We believe performing outreach is key to creating and sustaining positive relationships with students, especially to those who may not have experienced many positive relationships throughout their lives. At Parkville College, put simply, outreach is when a teacher spends time with a student, beyond the classroom. Our teachers connect with the important people in each student’s life, about their progress and achievements at school, which serves to provide a positive association towards education, not only for the student, but their families. As a result of performing outreach, each student begins to understand the genuine and positive care their teacher has for them, as a person.
Our approach‘Repetitive intervention with trustworthy teachers, through nurturing interactions can be the most effective reparation for maltreated and traumatised children’, (Perry, 2006).
The Parkville College therapeutic education model seeks to apply theoretical models to student development and growth. The Parkville College model draws together ideas from the Attachment Theory (Bowlby, 1958), the Neurosequential Model of Therapeutics (Perry, 2006), and Person-Centred Therapy theory (Rogers, 1940).
We believe ‘if you treat an individual as he is, he will remain how he is. But if you treat him as if he were what he ought to be and could be, then he will become what he ought to be and could be,’ (Johann Wolfgang Goethe).
What does it look like?
- For Parkville College teachers, the ‘Unconditional Positive Regard’ theory underpins all interactions with students. Our teachers embody this theory by consistently treating students kindly, genuinely, respectfully and with complete acceptance.
- Parkville College teachers are sensitive to every student’s emotional state; they recognise when to give space, offer choice and allow time for decision-making, with awareness and sensitivity to previous or ongoing trauma.
- Classes often commence with quiet reading or instruction, with predictable and consistent activities that encourage students to self-regulate their emotions and prepare for learning.
- Teachers seek to get to know their students on a personal level, through regular outreach and communication beyond the classroom. Our teachers also seek permission to call home, and continue to check-in with students post-release.
- Research shows the learning of students is significantly raised, when students are truly engaged.
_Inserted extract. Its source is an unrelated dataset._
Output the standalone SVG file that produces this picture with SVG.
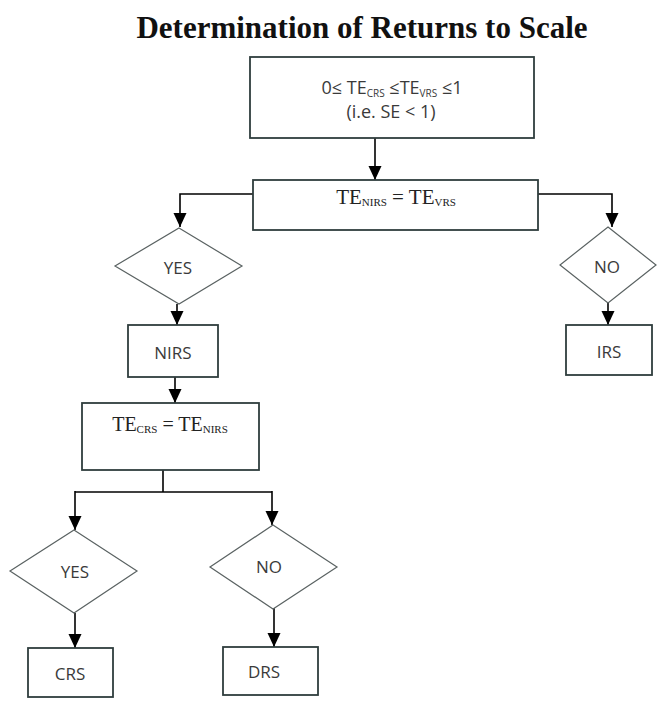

Parkville College teachers therefore, create content for students that is both engaging and educational, based on the students’ varying interests and needs.
- Parkville College follows a trauma informed practice approach; part of this practice is to model consistency for the students we teach. Consistency allows our students to feel comfortable and calm within their surroundings and the relationships they adopt within their education to be positive.
- At Parkville College, we believe in inclusive education, and that to be excluded is to be disempowered. By establishing an environment of inclusivity at Parkville College, we hope to eliminate the cycle where students have experienced exclusion due to learning disability, socioeconomic status, race or cultural background.